Even though the market has priced in quite a bit already, there could still be some buying opportunities, Higgins says.
If there is disappointment in the finalized 2017 budget and the release of the 2018 budget request, some of the stocks could pull back, he says.
But even if the budgets come in lower than expected, there could still be growth, he says. And for those willing to research and who know the defense industry, there could be pockets for longer-term investors that not everyone in the market is paying attention to. "These budgets are not exactly easy reading," Higgins says.

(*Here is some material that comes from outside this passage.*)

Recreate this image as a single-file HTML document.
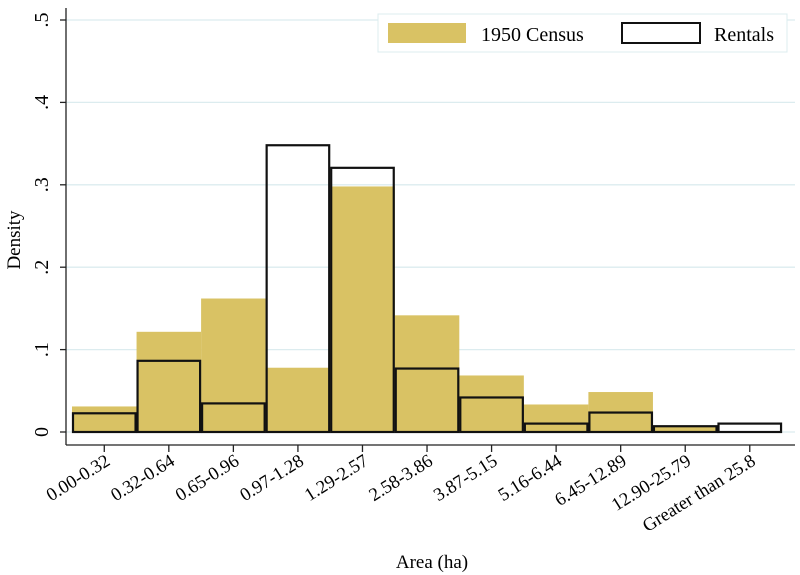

However, another side to the Trump administration is that he may push the contractors for lower prices on certain products, Spingarn says, noting Trump's tweets about the price of the F-35 and Air Force One.
When prices come down, particularly on products where volume is important, companies could see lower margins, Spingarn says. "We call Trump a potential double-edged sword," he says. "While he's busy spending more money he's also asking for lower prices."
Buckingham Research Group analyst Richard Safran, however, doesn't think Trump's policies will pressure margins, noting price reductions were already planned for the F-35 even before his tweet. "I don't think he is going to attack margins," he says.
While there is potential for slightly greater pricing pressure on future contracts, the large prime contractors are shielded to a certain extent from attempts to cut into their margins because there are few companies able to compete for the unique products they can provide, Goldman Sachs analysts say in a January note.
Additionally, the sector on average is still attractive even with lower margins, the analysts say. But if margins do come under pressure, companies with less prime contracting work such as L3 Technologies (LLL), Harris Corp. (HRS) and FLIR Systems (FLIR) "could be more attractive to the investor concerned with headline risk."
The Defense Department's priorities will benefit contractors with more exposure to land forces of the Army and Marine Corps., particularly General Dynamics Corp. (GD).
Trump's push for ship building also bodes well for General Dynamics, as well as pure-play ship builder Huntington Ingalls Industries (HII). "Navy's going to be a big theme for defense spending under this president," Spingarn says.
He expects supplemental military spending will include ship depot maintenance and precision-guided munitions, which favors Raytheon (RTN) and Lockheed Martin in addition to General Dynamics. 
Potentially more F/A-18 Super Hornets for the Navy would benefit Boeing – that Trump tweet about the F-35 said he had asked Boeing to "price out a comparable F-18 Super Hornet" – and more F-35s for the Marines would benefit Lockheed Martin, according to Spingarn. Orders for both would be a boon for Northrop Grumman Corp. (NOC), which works on both programs, he says.